GithubHelp home page GithubHelp logo

ltgoslo / simple_elmo Goto Github PK

View Code? Open in Web Editor NEW
51.0 8.0 3.0 176 KB

Simple library to work with pre-trained ELMo models in TensorFlow

Home Page: https://pypi.org/project/simple-elmo/

License: GNU General Public License v3.0

Python 100.00%
elmo embeddings nlp tensorflow

simple_elmo's Introduction

Simple_elmo is a Python library to work with pre-trained ELMo contextualized language models in TensorFlow.
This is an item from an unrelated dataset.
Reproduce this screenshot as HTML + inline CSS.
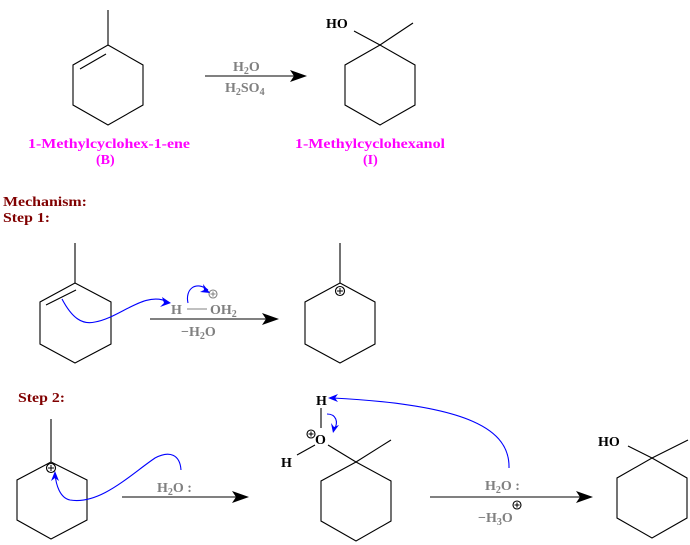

This is a significantly updated wrapper to the original ELMo implementation. The main changes are:

  • more convenient and transparent data loading (including from compressed files)
  • code adapted to modern TensorFlow versions (including TensorFlow 2).

Installation

pip install --upgrade simple_elmo

Make sure to update the package regularly.

Usage

from simple_elmo import ElmoModel

model = ElmoModel()

Loading

First, let's load a pretrained model:

model.load(PATH_TO_ELMO)

Required arguments

PATH_TO_ELMO is either a ZIP archive downloaded from the NLPL vector repository, OR a directory containing 2 files:

  • *.hdf5, pre-trained ELMo weights in HDF5 format (simple_elmo assumes the file is named model.hdf5; if it is not found, the first existing file with the .hdf5 extension will be used);
  • options.json, description of the model architecture in JSON;

One can also provide a vocab.txt/vocab.txt.gz file in the same directory: a one-word-per-line vocabulary of words to be cached (as character id representations) before inference. Even if it is not present at all, ELMo will still process all words normally. However, providing the vocabulary file can slightly increase inference speed when working with very large corpora (by reducing the amount of word to char ids conversions).

Optional arguments

  • max_batch_size: integer, default 32;

    the maximum number of sentences/documents in a batch during inference; your input will be automatically split into chunks of the respective size; if your computational resources allow, you might want to increase this value.

  • limit: integer, default 100;

    the number of words from the vocabulary file to actually cache (counted from the first line). Increase the default value if you are sure these words occur in your data much more often than 1 or 2 times.

  • full: boolean, default False;

    if True, will try to load the full model from TensorFlow checkpoints, together with the vocabulary. Models loaded this way can be used for language modeling.

Working with models

Currently, we provide three methods for loaded models (will be expanded in the future):

  • model.get_elmo_vectors(SENTENCES)

  • model.get_elmo_vector_average(SENTENCES)

  • model.get_elmo_substitutes(RAW_SENTENCES)

SENTENCES is a list of input sentences (lists of words). RAW_SENTENCES is a list of input sentences as strings.

The get_elmo_vectors() method produces a tensor of contextualized word embeddings. Its shape is (number of sentences, the length of the longest sentence, ELMo dimensionality).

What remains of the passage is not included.